=== MATERIAL PROVIDED ===

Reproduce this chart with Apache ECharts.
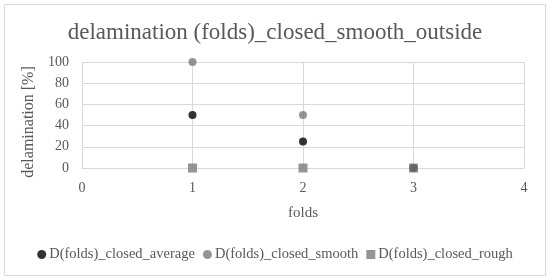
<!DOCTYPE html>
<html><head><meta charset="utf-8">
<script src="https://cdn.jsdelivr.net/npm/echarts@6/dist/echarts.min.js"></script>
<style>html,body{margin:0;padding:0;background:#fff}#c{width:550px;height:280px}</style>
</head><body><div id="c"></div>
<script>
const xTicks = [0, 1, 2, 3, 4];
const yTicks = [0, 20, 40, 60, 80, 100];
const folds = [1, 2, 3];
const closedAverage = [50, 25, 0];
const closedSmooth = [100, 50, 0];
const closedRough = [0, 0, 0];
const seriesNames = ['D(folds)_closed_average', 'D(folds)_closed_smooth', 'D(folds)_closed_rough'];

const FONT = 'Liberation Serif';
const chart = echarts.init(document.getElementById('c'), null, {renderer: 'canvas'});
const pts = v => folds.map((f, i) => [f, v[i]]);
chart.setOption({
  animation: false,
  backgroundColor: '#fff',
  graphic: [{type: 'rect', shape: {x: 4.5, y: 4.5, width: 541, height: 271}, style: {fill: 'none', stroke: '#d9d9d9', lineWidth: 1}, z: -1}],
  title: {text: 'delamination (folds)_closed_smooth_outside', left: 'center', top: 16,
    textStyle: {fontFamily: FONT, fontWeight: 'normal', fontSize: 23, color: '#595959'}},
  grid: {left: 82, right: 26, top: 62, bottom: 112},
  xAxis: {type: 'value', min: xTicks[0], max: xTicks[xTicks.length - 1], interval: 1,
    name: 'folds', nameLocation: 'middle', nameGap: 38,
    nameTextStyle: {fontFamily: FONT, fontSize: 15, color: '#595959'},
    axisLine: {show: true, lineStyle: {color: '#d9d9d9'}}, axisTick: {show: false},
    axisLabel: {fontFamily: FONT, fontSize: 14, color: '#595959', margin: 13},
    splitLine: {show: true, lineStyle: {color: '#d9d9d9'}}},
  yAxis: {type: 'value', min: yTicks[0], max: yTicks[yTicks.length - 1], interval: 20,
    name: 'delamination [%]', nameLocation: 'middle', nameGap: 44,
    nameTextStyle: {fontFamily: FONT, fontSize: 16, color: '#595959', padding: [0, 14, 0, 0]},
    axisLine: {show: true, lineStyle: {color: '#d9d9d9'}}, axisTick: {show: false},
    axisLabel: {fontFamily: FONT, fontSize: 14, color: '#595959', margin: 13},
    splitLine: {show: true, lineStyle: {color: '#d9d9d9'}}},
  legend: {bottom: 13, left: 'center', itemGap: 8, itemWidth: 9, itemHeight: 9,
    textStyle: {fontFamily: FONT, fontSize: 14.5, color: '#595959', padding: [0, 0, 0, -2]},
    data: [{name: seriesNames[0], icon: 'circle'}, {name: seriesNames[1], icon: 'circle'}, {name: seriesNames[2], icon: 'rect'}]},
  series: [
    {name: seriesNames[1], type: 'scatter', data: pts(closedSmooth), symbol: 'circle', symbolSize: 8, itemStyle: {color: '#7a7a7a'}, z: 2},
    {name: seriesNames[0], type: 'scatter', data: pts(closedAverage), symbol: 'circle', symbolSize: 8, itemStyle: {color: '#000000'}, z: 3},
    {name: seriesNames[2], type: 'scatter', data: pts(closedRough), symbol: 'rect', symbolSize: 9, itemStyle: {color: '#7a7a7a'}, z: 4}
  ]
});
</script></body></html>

===

## TASK DIRECTIONS
Working from the material above, transcribe it exactly while omitting pictures.

## TASK RESULT
Reproduce this chart with Apache ECharts.
<!DOCTYPE html>
<html><head><meta charset="utf-8">
<script src="https://cdn.jsdelivr.net/npm/echarts@6/dist/echarts.min.js"></script>
<style>html,body{margin:0;padding:0;background:#fff}#c{width:550px;height:280px}</style>
</head><body><div id="c"></div>
<script>
const xTicks = [0, 1, 2, 3, 4];
const yTicks = [0, 20, 40, 60, 80, 100];
const folds = [1, 2, 3];
const closedAverage = [50, 25, 0];
const closedSmooth = [100, 50, 0];
const closedRough = [0, 0, 0];
const seriesNames = ['D(folds)_closed_average', 'D(folds)_closed_smooth', 'D(folds)_closed_rough'];

const FONT = 'Liberation Serif';
const chart = echarts.init(document.getElementById('c'), null, {renderer: 'canvas'});
const pts = v => folds.map((f, i) => [f, v[i]]);
chart.setOption({
  animation: false,
  backgroundColor: '#fff',
  graphic: [{type: 'rect', shape: {x: 4.5, y: 4.5, width: 541, height: 271}, style: {fill: 'none', stroke: '#d9d9d9', lineWidth: 1}, z: -1}],
  title: {text: 'delamination (folds)_closed_smooth_outside', left: 'center', top: 16,
    textStyle: {fontFamily: FONT, fontWeight: 'normal', fontSize: 23, color: '#595959'}},
  grid: {left: 82, right: 26, top: 62, bottom: 112},
  xAxis: {type: 'value', min: xTicks[0], max: xTicks[xTicks.length - 1], interval: 1,
    name: 'folds', nameLocation: 'middle', nameGap: 38,
    nameTextStyle: {fontFamily: FONT, fontSize: 15, color: '#595959'},
    axisLine: {show: true, lineStyle: {color: '#d9d9d9'}}, axisTick: {show: false},
    axisLabel: {fontFamily: FONT, fontSize: 14, color: '#595959', margin: 13},
    splitLine: {show: true, lineStyle: {color: '#d9d9d9'}}},
  yAxis: {type: 'value', min: yTicks[0], max: yTicks[yTicks.length - 1], interval: 20,
    name: 'delamination [%]', nameLocation: 'middle', nameGap: 44,
    nameTextStyle: {fontFamily: FONT, fontSize: 16, color: '#595959', padding: [0, 14, 0, 0]},
    axisLine: {show: true, lineStyle: {color: '#d9d9d9'}}, axisTick: {show: false},
    axisLabel: {fontFamily: FONT, fontSize: 14, color: '#595959', margin: 13},
    splitLine: {show: true, lineStyle: {color: '#d9d9d9'}}},
  legend: {bottom: 13, left: 'center', itemGap: 8, itemWidth: 9, itemHeight: 9,
    textStyle: {fontFamily: FONT, fontSize: 14.5, color: '#595959', padding: [0, 0, 0, -2]},
    data: [{name: seriesNames[0], icon: 'circle'}, {name: seriesNames[1], icon: 'circle'}, {name: seriesNames[2], icon: 'rect'}]},
  series: [
    {name: seriesNames[1], type: 'scatter', data: pts(closedSmooth), symbol: 'circle', symbolSize: 8, itemStyle: {color: '#7a7a7a'}, z: 2},
    {name: seriesNames[0], type: 'scatter', data: pts(closedAverage), symbol: 'circle', symbolSize: 8, itemStyle: {color: '#000000'}, z: 3},
    {name: seriesNames[2], type: 'scatter', data: pts(closedRough), symbol: 'rect', symbolSize: 9, itemStyle: {color: '#7a7a7a'}, z: 4}
  ]
});
</script></body></html>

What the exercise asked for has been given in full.